Given instruction: How many lines in the entries below include the string "that"? Answer with the number only.

[Entries with chart source code]
========================

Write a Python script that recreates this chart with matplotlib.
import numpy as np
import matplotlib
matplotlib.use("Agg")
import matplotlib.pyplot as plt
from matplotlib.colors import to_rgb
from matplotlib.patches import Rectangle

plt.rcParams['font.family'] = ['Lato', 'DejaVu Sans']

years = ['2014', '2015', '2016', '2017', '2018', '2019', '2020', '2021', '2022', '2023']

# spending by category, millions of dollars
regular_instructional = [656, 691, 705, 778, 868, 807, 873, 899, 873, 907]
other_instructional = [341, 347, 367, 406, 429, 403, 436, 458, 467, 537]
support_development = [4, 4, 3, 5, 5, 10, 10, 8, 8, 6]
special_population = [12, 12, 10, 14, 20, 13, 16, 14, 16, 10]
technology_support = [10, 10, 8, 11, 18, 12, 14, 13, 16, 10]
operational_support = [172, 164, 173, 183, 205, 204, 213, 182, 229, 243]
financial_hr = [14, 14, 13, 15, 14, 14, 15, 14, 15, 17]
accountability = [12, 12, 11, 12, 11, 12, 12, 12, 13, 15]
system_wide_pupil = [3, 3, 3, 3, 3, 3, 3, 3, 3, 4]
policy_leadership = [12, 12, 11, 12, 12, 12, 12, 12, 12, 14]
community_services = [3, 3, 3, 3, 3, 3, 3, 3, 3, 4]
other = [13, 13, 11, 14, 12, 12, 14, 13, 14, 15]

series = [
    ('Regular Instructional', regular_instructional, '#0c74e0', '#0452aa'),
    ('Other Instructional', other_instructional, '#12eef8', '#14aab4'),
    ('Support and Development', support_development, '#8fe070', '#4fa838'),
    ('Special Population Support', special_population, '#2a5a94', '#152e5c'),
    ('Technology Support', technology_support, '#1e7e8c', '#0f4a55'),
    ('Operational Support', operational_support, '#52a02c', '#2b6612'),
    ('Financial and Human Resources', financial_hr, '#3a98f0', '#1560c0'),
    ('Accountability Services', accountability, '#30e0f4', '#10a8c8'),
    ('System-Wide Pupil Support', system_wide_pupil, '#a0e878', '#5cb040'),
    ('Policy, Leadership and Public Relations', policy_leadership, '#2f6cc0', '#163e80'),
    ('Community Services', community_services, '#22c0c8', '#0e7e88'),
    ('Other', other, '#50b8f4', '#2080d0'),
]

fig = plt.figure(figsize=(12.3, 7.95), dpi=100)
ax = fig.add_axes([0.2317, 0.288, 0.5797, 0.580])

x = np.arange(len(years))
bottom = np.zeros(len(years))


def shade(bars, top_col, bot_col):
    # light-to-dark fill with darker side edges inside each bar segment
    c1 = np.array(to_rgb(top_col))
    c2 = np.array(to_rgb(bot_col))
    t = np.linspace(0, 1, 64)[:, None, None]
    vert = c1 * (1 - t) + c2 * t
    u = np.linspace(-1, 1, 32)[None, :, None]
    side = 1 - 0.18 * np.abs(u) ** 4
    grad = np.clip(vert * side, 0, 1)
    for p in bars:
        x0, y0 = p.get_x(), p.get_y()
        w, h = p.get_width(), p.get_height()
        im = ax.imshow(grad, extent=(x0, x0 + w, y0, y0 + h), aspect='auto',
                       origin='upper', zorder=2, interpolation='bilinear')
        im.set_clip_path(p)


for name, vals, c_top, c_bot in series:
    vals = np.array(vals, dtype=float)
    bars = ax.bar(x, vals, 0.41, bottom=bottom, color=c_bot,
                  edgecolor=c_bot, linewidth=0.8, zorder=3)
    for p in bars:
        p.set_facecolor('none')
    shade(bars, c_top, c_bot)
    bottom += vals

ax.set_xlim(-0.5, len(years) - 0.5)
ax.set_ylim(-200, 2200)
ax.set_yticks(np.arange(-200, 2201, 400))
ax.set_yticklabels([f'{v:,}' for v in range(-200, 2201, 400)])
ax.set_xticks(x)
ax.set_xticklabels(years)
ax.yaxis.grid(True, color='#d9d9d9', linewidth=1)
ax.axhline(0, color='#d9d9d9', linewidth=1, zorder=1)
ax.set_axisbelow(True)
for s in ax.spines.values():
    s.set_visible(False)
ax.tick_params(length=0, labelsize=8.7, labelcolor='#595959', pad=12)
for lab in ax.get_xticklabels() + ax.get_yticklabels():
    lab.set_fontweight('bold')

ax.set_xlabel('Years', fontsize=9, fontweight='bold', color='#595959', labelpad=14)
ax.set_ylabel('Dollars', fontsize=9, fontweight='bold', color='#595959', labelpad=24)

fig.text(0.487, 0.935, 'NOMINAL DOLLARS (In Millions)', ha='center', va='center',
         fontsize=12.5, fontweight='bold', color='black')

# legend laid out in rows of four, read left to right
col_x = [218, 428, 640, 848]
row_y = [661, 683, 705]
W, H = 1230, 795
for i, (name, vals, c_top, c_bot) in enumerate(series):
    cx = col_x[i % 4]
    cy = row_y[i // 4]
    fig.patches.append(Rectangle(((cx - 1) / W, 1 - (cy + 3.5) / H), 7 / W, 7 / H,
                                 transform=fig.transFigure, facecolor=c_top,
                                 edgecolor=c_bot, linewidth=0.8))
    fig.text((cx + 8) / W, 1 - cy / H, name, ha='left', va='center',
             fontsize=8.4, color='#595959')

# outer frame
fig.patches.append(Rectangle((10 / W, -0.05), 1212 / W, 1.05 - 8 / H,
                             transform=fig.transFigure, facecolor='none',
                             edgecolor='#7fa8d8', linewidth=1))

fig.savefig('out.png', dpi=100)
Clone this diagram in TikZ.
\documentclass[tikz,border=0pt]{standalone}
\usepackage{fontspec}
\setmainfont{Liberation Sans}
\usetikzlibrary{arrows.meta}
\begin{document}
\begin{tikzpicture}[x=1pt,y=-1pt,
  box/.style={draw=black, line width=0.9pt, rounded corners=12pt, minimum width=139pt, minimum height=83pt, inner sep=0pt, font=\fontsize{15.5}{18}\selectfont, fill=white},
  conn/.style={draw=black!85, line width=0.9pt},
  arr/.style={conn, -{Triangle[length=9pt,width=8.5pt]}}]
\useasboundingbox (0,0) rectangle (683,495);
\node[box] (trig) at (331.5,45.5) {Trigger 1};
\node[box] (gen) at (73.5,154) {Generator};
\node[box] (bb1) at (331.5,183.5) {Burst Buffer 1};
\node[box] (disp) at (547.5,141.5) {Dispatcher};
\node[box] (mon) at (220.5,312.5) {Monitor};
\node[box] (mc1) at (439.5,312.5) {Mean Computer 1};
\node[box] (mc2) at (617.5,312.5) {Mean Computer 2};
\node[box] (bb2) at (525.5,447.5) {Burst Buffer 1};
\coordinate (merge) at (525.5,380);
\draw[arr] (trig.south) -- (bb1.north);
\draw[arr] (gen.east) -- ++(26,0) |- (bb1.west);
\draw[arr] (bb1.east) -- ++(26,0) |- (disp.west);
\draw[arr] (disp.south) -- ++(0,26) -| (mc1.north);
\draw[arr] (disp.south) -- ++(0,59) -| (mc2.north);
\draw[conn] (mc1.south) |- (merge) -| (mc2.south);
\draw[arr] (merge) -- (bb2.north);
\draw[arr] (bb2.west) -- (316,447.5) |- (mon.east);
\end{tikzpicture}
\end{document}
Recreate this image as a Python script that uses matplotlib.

========================

The answer: 2